The second problem is that you allow other people to have the same birthday as the selected pair. Therefore you count the same combination several times. For example, if there are $k = 5$ people with the same birthday, you will count this option $\frac{k(k - 1)}{2} = 10$ times. However just removing for all others this one day is not enough, because there are cases when two pairs share birthday (unique for each pair). And the problem is still the same: you count the same combination several times. Therefore you should make all other birthdays to be pairwise distinct, and probability is $\frac{k(k - 1)}{2} \cdot \frac{365 \cdot 364 \cdots (365 - (k - 2))}{365^k}$.

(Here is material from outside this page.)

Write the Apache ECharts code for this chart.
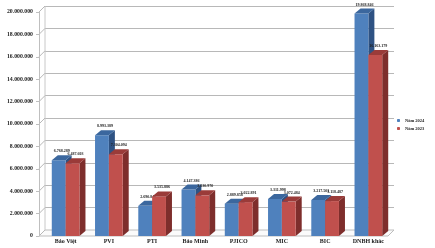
<!DOCTYPE html>
<html><head><meta charset="utf-8">
<script src="https://cdn.jsdelivr.net/npm/echarts@6/dist/echarts.min.js"></script>
<style>html,body{margin:0;padding:0;background:#fff}#c{width:435px;height:248px}</style>
</head><body><div id="c"></div>
<script>
const categories = ['Bảo Việt','PVI','PTI','Bảo Minh','PJICO','MIC','BIC','DNBH khác'];
const seriesNames = ['Năm 2024','Năm 2023'];
const values2024 = [6768289, 8993389, 2690846, 4147386, 2889858, 3311998, 3217503, 19868846];
const values2023 = [6487603, 7304094, 3535886, 3630970, 3022891, 3072484, 3118487, 16163179];
const yTicks = [0,2000000,4000000,6000000,8000000,10000000,12000000,14000000,16000000,18000000,20000000];

const fmt = v => String(v).replace(/\B(?=(\d{3})+(?!\d))/g, '.');
const FONT = '"Liberation Serif", "DejaVu Serif", serif';
const colors = [
  {front:'#4F81BD', top:'#3B679E', side:'#2E5283'},
  {front:'#C0504D', top:'#9A3B39', side:'#7E2E2C'}
];
const DX = 6, DY = -5;

function makeRender(k){
  return function(params, api){
    const i = api.value(0), v = api.value(1);
    const base = api.coord([i, 0]);
    const top = api.coord([i, v]);
    const band = api.size([1, 0])[0];
    const w = band * 0.32;
    const x0 = k === 0 ? base[0] - w : base[0];
    const yt = top[1], yb = base[1];
    const c = colors[k];
    return {
      type: 'group',
      children: [
        {type:'polygon', shape:{points:[[x0+w,yt],[x0+w+DX,yt+DY],[x0+w+DX,yb+DY],[x0+w,yb]]}, style:{fill:c.side}},
        {type:'rect', shape:{x:x0, y:yt, width:w, height:yb-yt}, style:{fill:c.front}},
        {type:'polygon', shape:{points:[[x0,yt],[x0+w,yt],[x0+w+DX,yt+DY],[x0+DX,yt+DY]]}, style:{fill:c.top}},
        {type:'text', style:{text:fmt(v), x:x0+w/2+DX/2, y:yt+DY-2, align:'center', verticalAlign:'bottom',
          font:'bold 4px ' + FONT, fill:'#222'}}
      ]
    };
  };
}

const chart = echarts.init(document.getElementById('c'), null, {renderer:'canvas'});
const option = {
  animation:false,
  backgroundColor:'#fff',
  grid:[
    {left:44, right:45, top:12, bottom:12},
    {left:45, right:41, top:6, bottom:18}
  ],
  legend:{
    data:seriesNames, orient:'vertical', left:392, top:113, itemWidth:3, itemHeight:3, itemGap:3,
    textStyle:{fontSize:4.5, fontFamily:FONT, fontWeight:'bold', color:'#222'}
  },
  xAxis:[
    {type:'category', gridIndex:0, data:categories, axisLine:{show:false}, axisTick:{show:false},
     axisLabel:{fontSize:6, fontFamily:FONT, fontWeight:'bold', color:'#222', margin:2}},
    {type:'category', gridIndex:1, data:categories, show:false}
  ],
  yAxis:[
    {type:'value', gridIndex:0, min:0, max:20000000, interval:2000000, offset:5,
     axisLine:{show:true, lineStyle:{color:'#BFBFBF'}}, axisTick:{show:true, length:3, lineStyle:{color:'#BFBFBF'}},
     splitLine:{show:false},
     axisLabel:{formatter:v=>fmt(v), fontSize:5.8, fontFamily:FONT, fontWeight:'bold', color:'#222', margin:6}},
    {type:'value', gridIndex:1, min:0, max:20000000, interval:2000000,
     axisLine:{show:false}, axisTick:{show:false}, axisLabel:{show:false},
     splitLine:{show:true, lineStyle:{color:'#B8B8B8', width:1}}}
  ],
  series:[
    {name:seriesNames[0], type:'custom', xAxisIndex:0, yAxisIndex:0, z:3,
     itemStyle:{color:colors[0].front}, renderItem:makeRender(0),
     data:values2024.map((v,i)=>[i,v])},
    {name:seriesNames[1], type:'custom', xAxisIndex:0, yAxisIndex:0, z:4,
     itemStyle:{color:colors[1].front}, renderItem:makeRender(1),
     data:values2023.map((v,i)=>[i,v])}
  ]
};
chart.setOption(option);

const gFront = chart.convertToPixel({yAxisIndex:0}, 0);
const gBackTop = chart.convertToPixel({yAxisIndex:1}, 0);
const leftX = 39, backLeft = 45, rightBack = 394, rightFront = 388;
const gfx = [
  {type:'polygon', z:0, shape:{points:[[leftX,gFront],[rightFront,gFront],[rightBack,gBackTop],[backLeft,gBackTop]]},
   style:{fill:'#FBFBFB', stroke:'#BDBDBD', lineWidth:1}},
  {type:'line', z:0, shape:{x1:backLeft, y1:gBackTop, x2:backLeft, y2:chart.convertToPixel({yAxisIndex:1}, 20000000)},
   style:{stroke:'#C8C8C8', lineWidth:1}}
];
yTicks.forEach(t=>{
  const yf = chart.convertToPixel({yAxisIndex:0}, t);
  const yb = chart.convertToPixel({yAxisIndex:1}, t);
  gfx.push({type:'line', z:0, shape:{x1:leftX, y1:yf, x2:backLeft, y2:yb}, style:{stroke:'#B8B8B8', lineWidth:1}});
});
chart.setOption({graphic:gfx});
</script></body></html>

The third problem follows from the second one, but it is the most significant. You should consider also cases when $3, 4, \ldots, k$ people have the same birthday. This is not a big deal: if exactly $\ell$ people share birthday and all others have pairwise distinct birthdays the probability is $\binom{k}{\ell} \cdot \frac{365 \cdot 364 \cdots \cdot (365 - (k - \ell))}{365^k}$. However there are more complicated cases, when there are two pairs sharing birthday (unique for each pair), when there are such pair and triple, when there are ten such pairs, six triples and three quadruples and so on. The number of cases you should consider is exponential of $k$ and there is no simple way to consider them all.